Task to carry out: Each entry below should be returned exactly as is, with the pictures removed.
━━ Extracted entries ━━
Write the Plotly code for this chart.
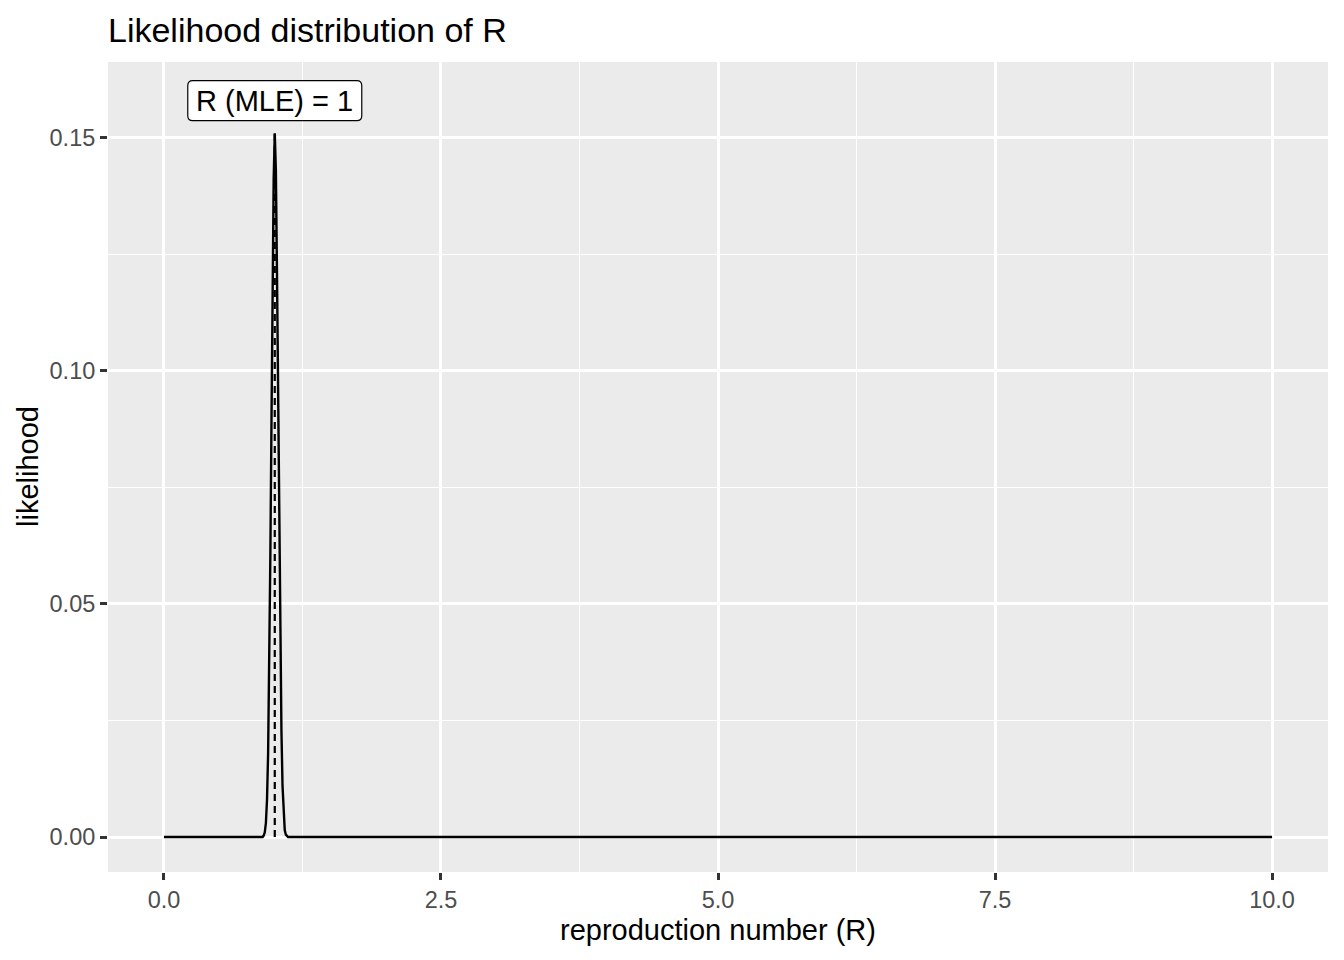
import plotly.graph_objects as go

# ---- data ----
R_values = [0.00, 0.89, 0.90, 0.91, 0.92, 0.93, 0.94, 0.95, 0.96, 0.97, 0.98, 0.99,
            1.00, 1.01, 1.02, 1.03, 1.04, 1.05, 1.06, 1.07, 1.08, 1.09, 1.10, 1.11, 1.12, 10.00]
likelihood = [0.0, 0.0, 0.0003, 0.001, 0.003, 0.008, 0.018, 0.036, 0.060, 0.088, 0.117, 0.141,
              0.151, 0.143, 0.121, 0.095, 0.067, 0.042, 0.023, 0.011, 0.004, 0.0015, 0.0005, 0.0001, 0.0, 0.0]
mle_R = 1.0
mle_lik = 0.151
label_y = 0.158
label_text = "R (MLE) = 1"
x_ticks = [0, 2.5, 5, 7.5, 10]
x_ticklabels = ["0.0", "2.5", "5.0", "7.5", "10.0"]
y_ticks = [0, 0.05, 0.10, 0.15]
y_ticklabels = ["0.00", "0.05", "0.10", "0.15"]

FONT = "Liberation Sans, Arial, sans-serif"

fig = go.Figure()
fig.add_trace(go.Scatter(x=R_values, y=likelihood, mode="lines",
                         line=dict(color="black", width=2.4), hoverinfo="skip",
                         showlegend=False))
fig.add_trace(go.Scatter(x=[mle_R, mle_R], y=[0, mle_lik], mode="lines",
                         line=dict(color="black", width=2.2, dash="7px,5px"),
                         hoverinfo="skip", showlegend=False))

# rounded label box (pixel-sized, anchored at data point)
w, h, r = 87, 20, 5
path = (f"M {-w+r},{-h} L {w-r},{-h} Q {w},{-h} {w},{-h+r} L {w},{h-r} Q {w},{h} {w-r},{h} "
        f"L {-w+r},{h} Q {-w},{h} {-w},{h-r} L {-w},{-h+r} Q {-w},{-h} {-w+r},{-h} Z")
fig.add_shape(type="path", xref="x", yref="y", xsizemode="pixel", ysizemode="pixel",
              xanchor=mle_R, yanchor=label_y, path=path,
              fillcolor="white", line=dict(color="black", width=1.2), layer="above")
fig.add_annotation(x=mle_R, y=label_y, xref="x", yref="y", text=label_text, showarrow=False,
                   font=dict(family=FONT, size=29, color="black"), xanchor="center", yanchor="middle")

# axis titles
fig.add_annotation(x=(718 - 108) / 1220, y=-(930 - 872) / 810, xref="paper", yref="paper",
                   text="reproduction number (R)", showarrow=False,
                   font=dict(family=FONT, size=29, color="black"),
                   xanchor="center", yanchor="middle")
fig.add_annotation(x=-(108 - 28) / 1220, y=(872 - 467) / 810, xref="paper", yref="paper",
                   text="likelihood", showarrow=False, textangle=-90,
                   font=dict(family=FONT, size=29, color="black"),
                   xanchor="center", yanchor="middle")

fig.update_layout(
    width=1344, height=960,
    margin=dict(l=108, r=16, t=62, b=88),
    paper_bgcolor="white", plot_bgcolor="#EBEBEB",
    title=dict(text="Likelihood distribution of R", x=108 / 1344, xref="container", xanchor="left",
               y=1 - 30 / 960, yref="container", yanchor="middle",
               font=dict(family=FONT, size=34, color="black")),
    xaxis=dict(range=[-0.505, 10.505], tickvals=x_ticks, ticktext=x_ticklabels,
               showgrid=True, gridcolor="white", gridwidth=2.8, zeroline=False,
               ticks="outside", ticklen=7, tickwidth=2.8, tickcolor="#333333",
               tickfont=dict(family=FONT, size=23.5, color="#4D4D4D"),
               minor=dict(tickvals=[1.25, 3.75, 6.25, 8.75], showgrid=True,
                          gridcolor="white", gridwidth=1.4, ticks=""),
               showline=False, fixedrange=True),
    yaxis=dict(range=[-0.00751, 0.1663], tickvals=y_ticks, ticktext=y_ticklabels,
               showgrid=True, gridcolor="white", gridwidth=2.8, zeroline=False,
               ticks="outside", ticklen=7, tickwidth=2.8, tickcolor="#333333",
               tickfont=dict(family=FONT, size=23.5, color="#4D4D4D"),
               minor=dict(tickvals=[0.025, 0.075, 0.125], showgrid=True,
                          gridcolor="white", gridwidth=1.4, ticks=""),
               showline=False, fixedrange=True),
)

fig.write_html("out.html", config={"displayModeBar": False},
               post_script="document.body.style.margin='0';document.body.style.overflow='hidden';")
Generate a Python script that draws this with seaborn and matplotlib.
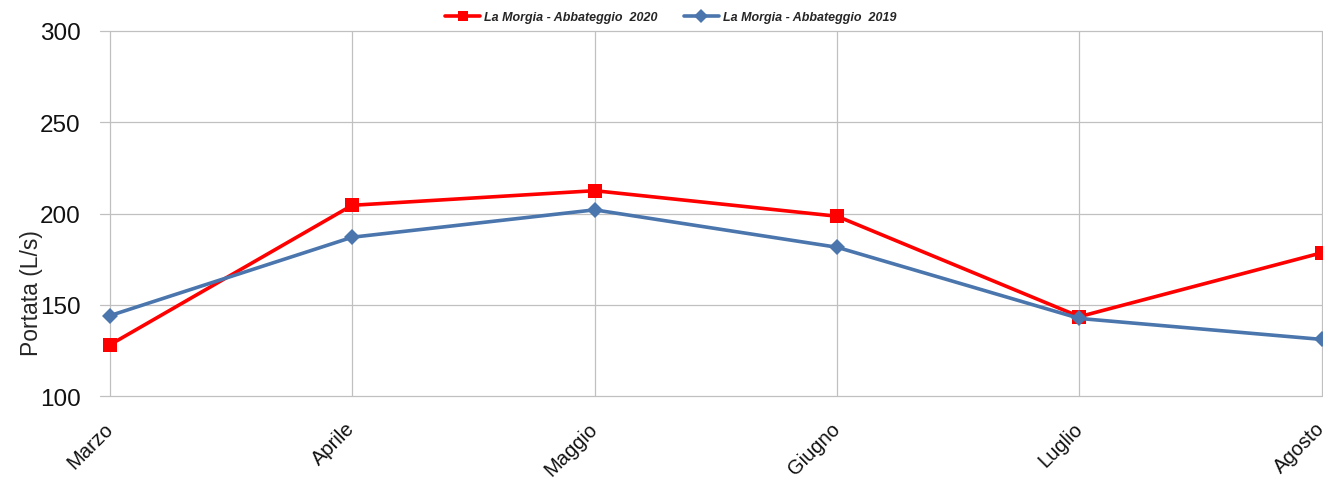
━━━
Solution to the problem:
Write the Plotly code for this chart.
import plotly.graph_objects as go

# ---- data ----
R_values = [0.00, 0.89, 0.90, 0.91, 0.92, 0.93, 0.94, 0.95, 0.96, 0.97, 0.98, 0.99,
            1.00, 1.01, 1.02, 1.03, 1.04, 1.05, 1.06, 1.07, 1.08, 1.09, 1.10, 1.11, 1.12, 10.00]
likelihood = [0.0, 0.0, 0.0003, 0.001, 0.003, 0.008, 0.018, 0.036, 0.060, 0.088, 0.117, 0.141,
              0.151, 0.143, 0.121, 0.095, 0.067, 0.042, 0.023, 0.011, 0.004, 0.0015, 0.0005, 0.0001, 0.0, 0.0]
mle_R = 1.0
mle_lik = 0.151
label_y = 0.158
label_text = "R (MLE) = 1"
x_ticks = [0, 2.5, 5, 7.5, 10]
x_ticklabels = ["0.0", "2.5", "5.0", "7.5", "10.0"]
y_ticks = [0, 0.05, 0.10, 0.15]
y_ticklabels = ["0.00", "0.05", "0.10", "0.15"]

FONT = "Liberation Sans, Arial, sans-serif"

fig = go.Figure()
fig.add_trace(go.Scatter(x=R_values, y=likelihood, mode="lines",
                         line=dict(color="black", width=2.4), hoverinfo="skip",
                         showlegend=False))
fig.add_trace(go.Scatter(x=[mle_R, mle_R], y=[0, mle_lik], mode="lines",
                         line=dict(color="black", width=2.2, dash="7px,5px"),
                         hoverinfo="skip", showlegend=False))

# rounded label box (pixel-sized, anchored at data point)
w, h, r = 87, 20, 5
path = (f"M {-w+r},{-h} L {w-r},{-h} Q {w},{-h} {w},{-h+r} L {w},{h-r} Q {w},{h} {w-r},{h} "
        f"L {-w+r},{h} Q {-w},{h} {-w},{h-r} L {-w},{-h+r} Q {-w},{-h} {-w+r},{-h} Z")
fig.add_shape(type="path", xref="x", yref="y", xsizemode="pixel", ysizemode="pixel",
              xanchor=mle_R, yanchor=label_y, path=path,
              fillcolor="white", line=dict(color="black", width=1.2), layer="above")
fig.add_annotation(x=mle_R, y=label_y, xref="x", yref="y", text=label_text, showarrow=False,
                   font=dict(family=FONT, size=29, color="black"), xanchor="center", yanchor="middle")

# axis titles
fig.add_annotation(x=(718 - 108) / 1220, y=-(930 - 872) / 810, xref="paper", yref="paper",
                   text="reproduction number (R)", showarrow=False,
                   font=dict(family=FONT, size=29, color="black"),
                   xanchor="center", yanchor="middle")
fig.add_annotation(x=-(108 - 28) / 1220, y=(872 - 467) / 810, xref="paper", yref="paper",
                   text="likelihood", showarrow=False, textangle=-90,
                   font=dict(family=FONT, size=29, color="black"),
                   xanchor="center", yanchor="middle")

fig.update_layout(
    width=1344, height=960,
    margin=dict(l=108, r=16, t=62, b=88),
    paper_bgcolor="white", plot_bgcolor="#EBEBEB",
    title=dict(text="Likelihood distribution of R", x=108 / 1344, xref="container", xanchor="left",
               y=1 - 30 / 960, yref="container", yanchor="middle",
               font=dict(family=FONT, size=34, color="black")),
    xaxis=dict(range=[-0.505, 10.505], tickvals=x_ticks, ticktext=x_ticklabels,
               showgrid=True, gridcolor="white", gridwidth=2.8, zeroline=False,
               ticks="outside", ticklen=7, tickwidth=2.8, tickcolor="#333333",
               tickfont=dict(family=FONT, size=23.5, color="#4D4D4D"),
               minor=dict(tickvals=[1.25, 3.75, 6.25, 8.75], showgrid=True,
                          gridcolor="white", gridwidth=1.4, ticks=""),
               showline=False, fixedrange=True),
    yaxis=dict(range=[-0.00751, 0.1663], tickvals=y_ticks, ticktext=y_ticklabels,
               showgrid=True, gridcolor="white", gridwidth=2.8, zeroline=False,
               ticks="outside", ticklen=7, tickwidth=2.8, tickcolor="#333333",
               tickfont=dict(family=FONT, size=23.5, color="#4D4D4D"),
               minor=dict(tickvals=[0.025, 0.075, 0.125], showgrid=True,
                          gridcolor="white", gridwidth=1.4, ticks=""),
               showline=False, fixedrange=True),
)

fig.write_html("out.html", config={"displayModeBar": False},
               post_script="document.body.style.margin='0';document.body.style.overflow='hidden';")
Generate a Python script that draws this with seaborn and matplotlib.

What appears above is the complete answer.